LaTeX Introduction - snowpuppy/augreality GitHub Wiki

#What is LaTeX? In spite of what you may think, it is not camel case rubber. It's a document markup language (like HTML) which is designed to separate content from formatting (like HTML+CSS). Here's a very simple example of a LaTeX document:

\documentclass[12pt,a4paper]{article}
\title{Binary Space Partitions for 3D maps}
\author{John Carmack}
\date{July 1993}
\begin{document}
   \maketitle
   \section{Intro}
   BSPs are cool.
   \textbf{So is bold text.}
   \textsl{So is slanted text.}
\end{document}

It's a fairly straightforward tag system, with the syntax \command[optional, parameters]{required, parameters}. From this file and a separate stylesheet, you can generate an actual readable document, usually as a PDF.

#Tools You'll need a LaTeX parser in order to export your documents to something readable. TeX Live(runs pretty much anywhere) and MiKTeX(Windows only) are the common choices. You can either use a standard text editor or one of several editors available that provide handy features like syntax highlighting and output previews. There's even an Eclipse plugin if you like that sort of thing. Once you get the tools installed, we can move on to looking at some common tags.

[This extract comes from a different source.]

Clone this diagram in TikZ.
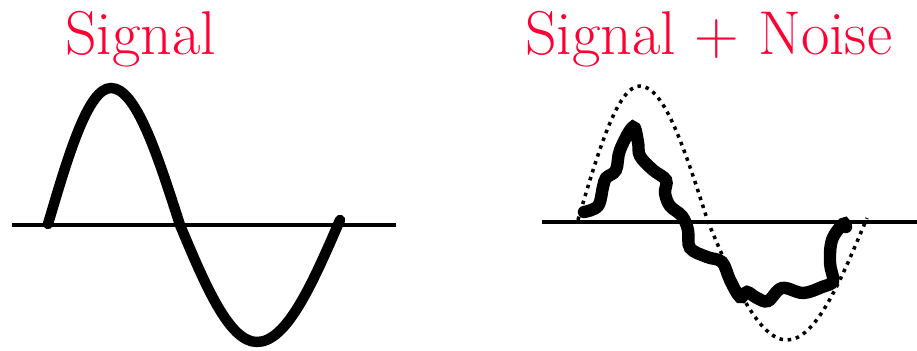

#Some Common Tags The first thing you'll probably want to set in any LaTeX document is the \documentclass{tag}. The example above used article, as in an academic journal article, but there are of course others:

  • report: probably what we want to use
  • book: for writing books
  • slides: if we want to do presentations with LaTeX

For displaying code, the verbatim tag is useful. LaTeX generally ignores whitespace, but this tag preserves formatting as it is in the file.

\begin{verbatim}
for(i=0; i<42; i++) {
    printf("%d\n", i);
}
\end{verbatim}

LaTeX lacks a lot of features like embedded images and color text, so there's a way to add extensions. All the common LaTeX packages include a large set of these. In a document, they're used with \usepackage{packagename}. One common example is graphicx, which lets you embed images. It's used as \includegraphics{imagename}, which will look for either imagename.png, imagename.jpg, or imagename.pdf.